* The problem: Copy the data exactly as it appears, and do not include any pictures.

━━━ Recorded data

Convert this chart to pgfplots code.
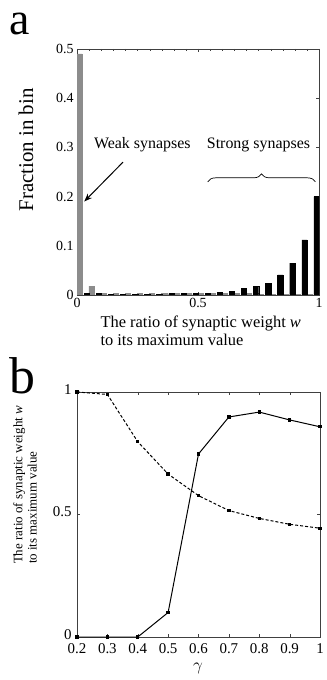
\documentclass[border=0pt]{standalone}
\usepackage{pgfplots}
\pgfplotsset{compat=1.18}
\usepackage{fontspec}
\setmainfont{Liberation Serif}
\usetikzlibrary{decorations.pathreplacing,arrows.meta}
\begin{document}
\begin{tikzpicture}[x=1bp,y=1bp]
\useasboundingbox (0,0) rectangle (326,680);
% panel a
\node[font=\fontsize{46}{46}\selectfont] at (20,656) {a};
\node[rotate=90,font=\fontsize{21}{21}\selectfont] at (26,530) {Fraction in bin};
\node[anchor=north west,align=left,font=\fontsize{16.5}{18}\selectfont] at (97,368) {The ratio of synaptic weight \textit{w}\\to its maximum value};
\begin{axis}[
  at={(77bp,385bp)}, anchor=south west,
  scale only axis, width=242bp, height=246bp,
  xmin=0, xmax=1, ymin=0, ymax=0.5,
  xtick={0,0.5,1}, xticklabels={0,0.5,1},
  minor xtick={0.05,0.1,...,0.95},
  ytick={0,0.1,0.2,0.3,0.4,0.5}, yticklabels={0,0.1,0.2,0.3,0.4,0.5},
  tick align=inside, major tick length=3bp, minor tick length=2bp,
  axis line style={black!75, line width=0.8pt},
  tick style={black!75},
  ticklabel style={font=\fontsize{14}{14}\selectfont},
  /pgf/number format/assume math mode=true,
  clip=true,
]
\addplot[ybar, bar width=0.022, bar shift=0pt, fill=black!45, draw=black!45] coordinates {
(0.01,0.49) (0.06,0.018) (0.11,0.004) (0.16,0.004) (0.21,0.003) (0.26,0.003)
(0.31,0.004) (0.36,0.004) (0.41,0.004) (0.46,0.004) (0.51,0.004) (0.56,0.004)
(0.61,0.004) (0.66,0.003) (0.71,0.003) (0.76,0.002) (0.81,0.002) (0.86,0.002)
(0.91,0.002) (0.96,0.002)
};
\addplot[ybar, bar width=0.022, bar shift=0pt, fill=black, draw=black] coordinates {
(0.04,0.003) (0.09,0.003) (0.14,0.002) (0.19,0.002) (0.24,0.002) (0.29,0.002)
(0.34,0.002) (0.39,0.003) (0.44,0.003) (0.49,0.003) (0.54,0.004) (0.59,0.005)
(0.64,0.008) (0.69,0.013) (0.74,0.017) (0.79,0.024) (0.84,0.041) (0.89,0.065)
(0.94,0.112) (0.99,0.2)
};
\node[font=\fontsize{16}{16}\selectfont] at (axis cs:0.27,0.305) {Weak synapses};
\node[font=\fontsize{16}{16}\selectfont] at (axis cs:0.75,0.305) {Strong synapses};
\draw[-{Stealth[length=8bp,width=6bp]}, line width=1pt] (axis cs:0.19,0.27) -- (axis cs:0.03,0.19);
\draw[decorate, decoration={brace, amplitude=8bp}, line width=0.7pt] (axis cs:0.54,0.23) -- (axis cs:0.985,0.23);
\end{axis}
% panel b
\node[font=\fontsize{52}{52}\selectfont] at (22,304) {b};
\node[rotate=90,align=left,font=\fontsize{13}{14.5}\selectfont] at (25,195) {The ratio of synaptic weight \textit{w}\\to its maximum value};
\node[font=\fontsize{19}{19}\selectfont] at (198,12) {$\gamma$};
\begin{axis}[
  at={(77bp,43bp)}, anchor=south west,
  scale only axis, width=243bp, height=245bp,
  xmin=0.2, xmax=1, ymin=0, ymax=1,
  xtick={0.2,0.3,0.4,0.5,0.6,0.7,0.8,0.9,1},
  xticklabels={0.2,0.3,0.4,0.5,0.6,0.7,0.8,0.9,1},
  ytick={0,0.5,1}, yticklabels={0,0.5,1},
  tick align=inside, major tick length=3bp,
  axis line style={black!75, line width=0.8pt},
  tick style={black!75},
  ticklabel style={font=\fontsize{15}{15}\selectfont},
  xticklabel style={yshift=-3bp},
  yticklabel style={yshift=2.5bp, xshift=-2bp},
  /pgf/number format/assume math mode=true,
  clip=false,
]
\addplot[black, line width=1pt, mark=square*, mark size=1.2bp] coordinates {
(0.2,0) (0.3,0) (0.4,0) (0.5,0.1) (0.6,0.747) (0.7,0.898) (0.8,0.918) (0.9,0.886) (1.0,0.858)
};
\addplot[black, line width=1pt, dash pattern=on 3bp off 2bp, mark=square*, mark size=1.2bp, mark options={solid}] coordinates {
(0.2,1) (0.3,0.99) (0.4,0.797) (0.5,0.665) (0.6,0.577) (0.7,0.516) (0.8,0.484) (0.9,0.46) (1.0,0.444)
};
\end{axis}
\end{tikzpicture}
\end{document}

━━━━━━

* Final result:
Convert this chart to pgfplots code.
\documentclass[border=0pt]{standalone}
\usepackage{pgfplots}
\pgfplotsset{compat=1.18}
\usepackage{fontspec}
\setmainfont{Liberation Serif}
\usetikzlibrary{decorations.pathreplacing,arrows.meta}
\begin{document}
\begin{tikzpicture}[x=1bp,y=1bp]
\useasboundingbox (0,0) rectangle (326,680);
% panel a
\node[font=\fontsize{46}{46}\selectfont] at (20,656) {a};
\node[rotate=90,font=\fontsize{21}{21}\selectfont] at (26,530) {Fraction in bin};
\node[anchor=north west,align=left,font=\fontsize{16.5}{18}\selectfont] at (97,368) {The ratio of synaptic weight \textit{w}\\to its maximum value};
\begin{axis}[
  at={(77bp,385bp)}, anchor=south west,
  scale only axis, width=242bp, height=246bp,
  xmin=0, xmax=1, ymin=0, ymax=0.5,
  xtick={0,0.5,1}, xticklabels={0,0.5,1},
  minor xtick={0.05,0.1,...,0.95},
  ytick={0,0.1,0.2,0.3,0.4,0.5}, yticklabels={0,0.1,0.2,0.3,0.4,0.5},
  tick align=inside, major tick length=3bp, minor tick length=2bp,
  axis line style={black!75, line width=0.8pt},
  tick style={black!75},
  ticklabel style={font=\fontsize{14}{14}\selectfont},
  /pgf/number format/assume math mode=true,
  clip=true,
]
\addplot[ybar, bar width=0.022, bar shift=0pt, fill=black!45, draw=black!45] coordinates {
(0.01,0.49) (0.06,0.018) (0.11,0.004) (0.16,0.004) (0.21,0.003) (0.26,0.003)
(0.31,0.004) (0.36,0.004) (0.41,0.004) (0.46,0.004) (0.51,0.004) (0.56,0.004)
(0.61,0.004) (0.66,0.003) (0.71,0.003) (0.76,0.002) (0.81,0.002) (0.86,0.002)
(0.91,0.002) (0.96,0.002)
};
\addplot[ybar, bar width=0.022, bar shift=0pt, fill=black, draw=black] coordinates {
(0.04,0.003) (0.09,0.003) (0.14,0.002) (0.19,0.002) (0.24,0.002) (0.29,0.002)
(0.34,0.002) (0.39,0.003) (0.44,0.003) (0.49,0.003) (0.54,0.004) (0.59,0.005)
(0.64,0.008) (0.69,0.013) (0.74,0.017) (0.79,0.024) (0.84,0.041) (0.89,0.065)
(0.94,0.112) (0.99,0.2)
};
\node[font=\fontsize{16}{16}\selectfont] at (axis cs:0.27,0.305) {Weak synapses};
\node[font=\fontsize{16}{16}\selectfont] at (axis cs:0.75,0.305) {Strong synapses};
\draw[-{Stealth[length=8bp,width=6bp]}, line width=1pt] (axis cs:0.19,0.27) -- (axis cs:0.03,0.19);
\draw[decorate, decoration={brace, amplitude=8bp}, line width=0.7pt] (axis cs:0.54,0.23) -- (axis cs:0.985,0.23);
\end{axis}
% panel b
\node[font=\fontsize{52}{52}\selectfont] at (22,304) {b};
\node[rotate=90,align=left,font=\fontsize{13}{14.5}\selectfont] at (25,195) {The ratio of synaptic weight \textit{w}\\to its maximum value};
\node[font=\fontsize{19}{19}\selectfont] at (198,12) {$\gamma$};
\begin{axis}[
  at={(77bp,43bp)}, anchor=south west,
  scale only axis, width=243bp, height=245bp,
  xmin=0.2, xmax=1, ymin=0, ymax=1,
  xtick={0.2,0.3,0.4,0.5,0.6,0.7,0.8,0.9,1},
  xticklabels={0.2,0.3,0.4,0.5,0.6,0.7,0.8,0.9,1},
  ytick={0,0.5,1}, yticklabels={0,0.5,1},
  tick align=inside, major tick length=3bp,
  axis line style={black!75, line width=0.8pt},
  tick style={black!75},
  ticklabel style={font=\fontsize{15}{15}\selectfont},
  xticklabel style={yshift=-3bp},
  yticklabel style={yshift=2.5bp, xshift=-2bp},
  /pgf/number format/assume math mode=true,
  clip=false,
]
\addplot[black, line width=1pt, mark=square*, mark size=1.2bp] coordinates {
(0.2,0) (0.3,0) (0.4,0) (0.5,0.1) (0.6,0.747) (0.7,0.898) (0.8,0.918) (0.9,0.886) (1.0,0.858)
};
\addplot[black, line width=1pt, dash pattern=on 3bp off 2bp, mark=square*, mark size=1.2bp, mark options={solid}] coordinates {
(0.2,1) (0.3,0.99) (0.4,0.797) (0.5,0.665) (0.6,0.577) (0.7,0.516) (0.8,0.484) (0.9,0.46) (1.0,0.444)
};
\end{axis}
\end{tikzpicture}
\end{document}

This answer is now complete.